- _Task requirements_:
Up to and including the line containing "e_46 = [10, 4, 2, 2, 2, 2, 2, 3, 0, 0]", please reproduce the lines of the listing below, starting from the top.
## START Data excerpt
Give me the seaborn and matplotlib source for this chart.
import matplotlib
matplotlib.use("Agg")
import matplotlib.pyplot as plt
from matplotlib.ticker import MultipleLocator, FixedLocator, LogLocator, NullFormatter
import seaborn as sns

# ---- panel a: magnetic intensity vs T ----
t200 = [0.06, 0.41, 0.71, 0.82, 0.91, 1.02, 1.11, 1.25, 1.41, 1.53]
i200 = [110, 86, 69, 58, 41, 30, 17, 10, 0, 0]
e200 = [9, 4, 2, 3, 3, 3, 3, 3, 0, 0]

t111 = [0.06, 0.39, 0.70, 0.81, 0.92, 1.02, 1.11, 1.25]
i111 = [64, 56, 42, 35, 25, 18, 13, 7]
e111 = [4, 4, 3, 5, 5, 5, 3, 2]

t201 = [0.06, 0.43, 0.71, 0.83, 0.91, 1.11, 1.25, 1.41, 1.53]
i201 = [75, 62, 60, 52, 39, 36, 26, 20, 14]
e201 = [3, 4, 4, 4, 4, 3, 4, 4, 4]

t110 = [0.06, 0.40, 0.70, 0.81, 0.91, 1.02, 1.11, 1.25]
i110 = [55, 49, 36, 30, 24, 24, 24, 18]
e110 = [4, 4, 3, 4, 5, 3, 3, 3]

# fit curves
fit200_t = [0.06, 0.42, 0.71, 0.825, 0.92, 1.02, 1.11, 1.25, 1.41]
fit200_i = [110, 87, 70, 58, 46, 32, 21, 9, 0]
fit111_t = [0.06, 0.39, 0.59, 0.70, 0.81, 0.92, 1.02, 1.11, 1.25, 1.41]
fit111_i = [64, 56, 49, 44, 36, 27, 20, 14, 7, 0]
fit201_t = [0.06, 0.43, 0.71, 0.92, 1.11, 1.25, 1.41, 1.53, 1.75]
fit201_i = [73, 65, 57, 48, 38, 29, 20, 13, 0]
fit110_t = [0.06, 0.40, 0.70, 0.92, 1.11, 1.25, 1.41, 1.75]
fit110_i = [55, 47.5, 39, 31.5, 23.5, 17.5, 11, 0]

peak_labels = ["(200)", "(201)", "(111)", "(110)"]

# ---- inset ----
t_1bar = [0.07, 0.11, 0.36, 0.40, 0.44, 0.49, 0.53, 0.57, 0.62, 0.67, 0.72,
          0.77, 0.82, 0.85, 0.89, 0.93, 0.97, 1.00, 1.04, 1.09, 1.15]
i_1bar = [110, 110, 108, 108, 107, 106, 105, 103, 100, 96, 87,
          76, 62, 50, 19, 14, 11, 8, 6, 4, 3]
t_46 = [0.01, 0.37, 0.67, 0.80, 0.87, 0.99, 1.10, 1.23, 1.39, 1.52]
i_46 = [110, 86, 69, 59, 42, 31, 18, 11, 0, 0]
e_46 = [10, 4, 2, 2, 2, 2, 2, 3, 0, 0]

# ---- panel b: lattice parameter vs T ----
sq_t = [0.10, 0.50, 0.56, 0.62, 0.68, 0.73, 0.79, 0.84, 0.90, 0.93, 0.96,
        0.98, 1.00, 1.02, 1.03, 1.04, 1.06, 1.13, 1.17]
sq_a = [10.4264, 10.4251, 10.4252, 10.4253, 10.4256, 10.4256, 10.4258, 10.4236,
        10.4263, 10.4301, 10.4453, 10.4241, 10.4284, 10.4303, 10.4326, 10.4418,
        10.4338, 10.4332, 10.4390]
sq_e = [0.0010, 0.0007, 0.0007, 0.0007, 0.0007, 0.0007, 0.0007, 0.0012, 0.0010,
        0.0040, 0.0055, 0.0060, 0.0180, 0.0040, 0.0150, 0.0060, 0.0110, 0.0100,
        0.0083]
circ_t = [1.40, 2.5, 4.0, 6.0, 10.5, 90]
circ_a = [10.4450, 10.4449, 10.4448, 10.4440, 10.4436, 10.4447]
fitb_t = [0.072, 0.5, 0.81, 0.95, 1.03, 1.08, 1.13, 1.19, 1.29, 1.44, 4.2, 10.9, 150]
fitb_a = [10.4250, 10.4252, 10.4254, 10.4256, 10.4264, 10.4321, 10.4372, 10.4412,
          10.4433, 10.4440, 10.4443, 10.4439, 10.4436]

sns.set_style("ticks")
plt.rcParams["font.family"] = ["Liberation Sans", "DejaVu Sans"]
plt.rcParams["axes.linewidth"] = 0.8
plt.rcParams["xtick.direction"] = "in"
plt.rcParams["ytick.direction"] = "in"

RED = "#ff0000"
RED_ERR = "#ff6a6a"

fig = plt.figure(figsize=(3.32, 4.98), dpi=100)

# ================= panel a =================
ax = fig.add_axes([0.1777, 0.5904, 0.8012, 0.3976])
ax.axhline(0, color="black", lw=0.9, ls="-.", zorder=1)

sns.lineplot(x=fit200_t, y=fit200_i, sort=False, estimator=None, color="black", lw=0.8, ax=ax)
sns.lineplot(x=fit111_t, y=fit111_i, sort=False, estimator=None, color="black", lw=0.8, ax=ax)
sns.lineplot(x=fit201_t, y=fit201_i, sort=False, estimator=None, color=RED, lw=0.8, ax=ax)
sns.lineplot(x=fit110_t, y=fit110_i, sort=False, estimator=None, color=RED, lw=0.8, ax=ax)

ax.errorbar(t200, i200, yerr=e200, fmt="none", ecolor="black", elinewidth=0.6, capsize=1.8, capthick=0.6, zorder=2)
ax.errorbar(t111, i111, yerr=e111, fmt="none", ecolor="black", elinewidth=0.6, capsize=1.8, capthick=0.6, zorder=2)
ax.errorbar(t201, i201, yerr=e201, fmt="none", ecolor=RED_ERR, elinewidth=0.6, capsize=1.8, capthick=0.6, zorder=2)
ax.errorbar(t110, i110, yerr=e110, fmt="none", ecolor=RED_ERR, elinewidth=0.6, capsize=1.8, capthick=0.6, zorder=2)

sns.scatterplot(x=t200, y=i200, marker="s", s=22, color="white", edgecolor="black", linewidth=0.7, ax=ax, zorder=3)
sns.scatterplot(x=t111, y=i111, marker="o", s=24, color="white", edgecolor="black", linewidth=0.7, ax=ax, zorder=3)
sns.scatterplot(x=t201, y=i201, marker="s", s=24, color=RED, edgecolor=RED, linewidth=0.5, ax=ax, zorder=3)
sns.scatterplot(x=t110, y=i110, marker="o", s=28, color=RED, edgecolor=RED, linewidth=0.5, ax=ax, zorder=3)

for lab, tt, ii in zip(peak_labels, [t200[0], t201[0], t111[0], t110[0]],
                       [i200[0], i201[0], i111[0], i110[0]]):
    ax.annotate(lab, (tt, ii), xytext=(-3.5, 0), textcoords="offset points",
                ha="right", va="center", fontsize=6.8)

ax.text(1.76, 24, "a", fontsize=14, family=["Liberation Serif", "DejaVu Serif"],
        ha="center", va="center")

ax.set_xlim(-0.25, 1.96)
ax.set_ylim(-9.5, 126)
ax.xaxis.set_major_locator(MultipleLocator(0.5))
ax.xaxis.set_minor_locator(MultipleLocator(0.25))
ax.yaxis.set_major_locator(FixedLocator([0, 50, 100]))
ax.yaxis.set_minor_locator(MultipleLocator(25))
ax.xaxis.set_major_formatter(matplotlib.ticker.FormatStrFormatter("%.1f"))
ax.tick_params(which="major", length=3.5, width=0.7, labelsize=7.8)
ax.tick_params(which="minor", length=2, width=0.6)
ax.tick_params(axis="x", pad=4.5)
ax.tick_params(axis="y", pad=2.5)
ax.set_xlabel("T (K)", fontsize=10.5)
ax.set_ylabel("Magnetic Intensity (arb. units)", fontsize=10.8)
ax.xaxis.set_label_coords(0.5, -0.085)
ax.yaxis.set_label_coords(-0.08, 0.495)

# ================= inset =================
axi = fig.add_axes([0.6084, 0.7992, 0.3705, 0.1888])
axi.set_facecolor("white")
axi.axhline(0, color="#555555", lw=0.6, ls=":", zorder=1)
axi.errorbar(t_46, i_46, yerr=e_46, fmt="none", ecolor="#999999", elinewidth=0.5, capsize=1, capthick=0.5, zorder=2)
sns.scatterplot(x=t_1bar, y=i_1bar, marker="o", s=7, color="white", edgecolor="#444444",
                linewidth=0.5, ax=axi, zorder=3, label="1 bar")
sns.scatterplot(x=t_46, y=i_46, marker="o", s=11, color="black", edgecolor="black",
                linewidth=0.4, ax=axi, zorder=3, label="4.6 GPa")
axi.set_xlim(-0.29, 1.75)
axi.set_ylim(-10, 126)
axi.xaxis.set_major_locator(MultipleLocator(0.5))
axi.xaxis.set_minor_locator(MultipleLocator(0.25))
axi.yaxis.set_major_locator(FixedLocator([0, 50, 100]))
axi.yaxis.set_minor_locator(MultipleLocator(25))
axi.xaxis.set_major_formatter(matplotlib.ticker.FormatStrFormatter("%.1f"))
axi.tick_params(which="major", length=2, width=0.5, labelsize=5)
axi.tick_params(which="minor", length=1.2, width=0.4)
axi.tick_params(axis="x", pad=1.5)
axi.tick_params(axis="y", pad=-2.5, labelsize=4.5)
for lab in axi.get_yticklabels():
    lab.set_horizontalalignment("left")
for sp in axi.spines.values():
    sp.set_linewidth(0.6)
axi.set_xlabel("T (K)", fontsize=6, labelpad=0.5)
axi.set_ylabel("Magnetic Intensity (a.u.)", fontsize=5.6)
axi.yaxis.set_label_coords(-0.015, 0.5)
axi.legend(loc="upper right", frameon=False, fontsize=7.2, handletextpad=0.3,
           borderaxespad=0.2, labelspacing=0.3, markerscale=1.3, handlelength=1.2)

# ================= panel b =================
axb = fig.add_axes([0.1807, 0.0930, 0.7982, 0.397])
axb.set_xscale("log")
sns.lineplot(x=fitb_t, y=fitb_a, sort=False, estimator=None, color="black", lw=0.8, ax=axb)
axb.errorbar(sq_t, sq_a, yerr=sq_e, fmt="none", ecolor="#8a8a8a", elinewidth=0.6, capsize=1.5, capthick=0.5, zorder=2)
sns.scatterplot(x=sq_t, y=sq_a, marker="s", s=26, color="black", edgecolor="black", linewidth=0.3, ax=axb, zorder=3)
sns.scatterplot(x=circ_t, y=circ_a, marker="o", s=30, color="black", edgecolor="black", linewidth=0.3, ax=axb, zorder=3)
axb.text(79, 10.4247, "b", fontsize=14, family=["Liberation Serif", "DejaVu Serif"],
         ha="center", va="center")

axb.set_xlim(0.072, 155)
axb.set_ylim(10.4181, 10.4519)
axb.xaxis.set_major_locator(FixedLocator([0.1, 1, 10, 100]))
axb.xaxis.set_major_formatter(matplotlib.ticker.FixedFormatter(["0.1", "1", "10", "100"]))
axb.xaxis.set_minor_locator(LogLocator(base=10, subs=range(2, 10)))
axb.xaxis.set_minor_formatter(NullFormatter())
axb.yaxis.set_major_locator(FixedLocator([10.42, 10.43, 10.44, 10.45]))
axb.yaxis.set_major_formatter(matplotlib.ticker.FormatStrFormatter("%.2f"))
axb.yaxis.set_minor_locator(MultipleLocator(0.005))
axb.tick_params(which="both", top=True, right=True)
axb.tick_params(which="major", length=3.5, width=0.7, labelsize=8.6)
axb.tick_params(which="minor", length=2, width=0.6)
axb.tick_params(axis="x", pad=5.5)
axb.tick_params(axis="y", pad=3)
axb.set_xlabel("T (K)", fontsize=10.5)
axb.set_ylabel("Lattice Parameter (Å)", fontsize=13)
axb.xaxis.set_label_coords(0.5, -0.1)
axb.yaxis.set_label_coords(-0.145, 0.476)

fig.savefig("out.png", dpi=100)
## END Data excerpt
- _Solution for this task_:
Give me the seaborn and matplotlib source for this chart.
import matplotlib
matplotlib.use("Agg")
import matplotlib.pyplot as plt
from matplotlib.ticker import MultipleLocator, FixedLocator, LogLocator, NullFormatter
import seaborn as sns

# ---- panel a: magnetic intensity vs T ----
t200 = [0.06, 0.41, 0.71, 0.82, 0.91, 1.02, 1.11, 1.25, 1.41, 1.53]
i200 = [110, 86, 69, 58, 41, 30, 17, 10, 0, 0]
e200 = [9, 4, 2, 3, 3, 3, 3, 3, 0, 0]

t111 = [0.06, 0.39, 0.70, 0.81, 0.92, 1.02, 1.11, 1.25]
i111 = [64, 56, 42, 35, 25, 18, 13, 7]
e111 = [4, 4, 3, 5, 5, 5, 3, 2]

t201 = [0.06, 0.43, 0.71, 0.83, 0.91, 1.11, 1.25, 1.41, 1.53]
i201 = [75, 62, 60, 52, 39, 36, 26, 20, 14]
e201 = [3, 4, 4, 4, 4, 3, 4, 4, 4]

t110 = [0.06, 0.40, 0.70, 0.81, 0.91, 1.02, 1.11, 1.25]
i110 = [55, 49, 36, 30, 24, 24, 24, 18]
e110 = [4, 4, 3, 4, 5, 3, 3, 3]

# fit curves
fit200_t = [0.06, 0.42, 0.71, 0.825, 0.92, 1.02, 1.11, 1.25, 1.41]
fit200_i = [110, 87, 70, 58, 46, 32, 21, 9, 0]
fit111_t = [0.06, 0.39, 0.59, 0.70, 0.81, 0.92, 1.02, 1.11, 1.25, 1.41]
fit111_i = [64, 56, 49, 44, 36, 27, 20, 14, 7, 0]
fit201_t = [0.06, 0.43, 0.71, 0.92, 1.11, 1.25, 1.41, 1.53, 1.75]
fit201_i = [73, 65, 57, 48, 38, 29, 20, 13, 0]
fit110_t = [0.06, 0.40, 0.70, 0.92, 1.11, 1.25, 1.41, 1.75]
fit110_i = [55, 47.5, 39, 31.5, 23.5, 17.5, 11, 0]

peak_labels = ["(200)", "(201)", "(111)", "(110)"]

# ---- inset ----
t_1bar = [0.07, 0.11, 0.36, 0.40, 0.44, 0.49, 0.53, 0.57, 0.62, 0.67, 0.72,
          0.77, 0.82, 0.85, 0.89, 0.93, 0.97, 1.00, 1.04, 1.09, 1.15]
i_1bar = [110, 110, 108, 108, 107, 106, 105, 103, 100, 96, 87,
          76, 62, 50, 19, 14, 11, 8, 6, 4, 3]
t_46 = [0.01, 0.37, 0.67, 0.80, 0.87, 0.99, 1.10, 1.23, 1.39, 1.52]
i_46 = [110, 86, 69, 59, 42, 31, 18, 11, 0, 0]
e_46 = [10, 4, 2, 2, 2, 2, 2, 3, 0, 0]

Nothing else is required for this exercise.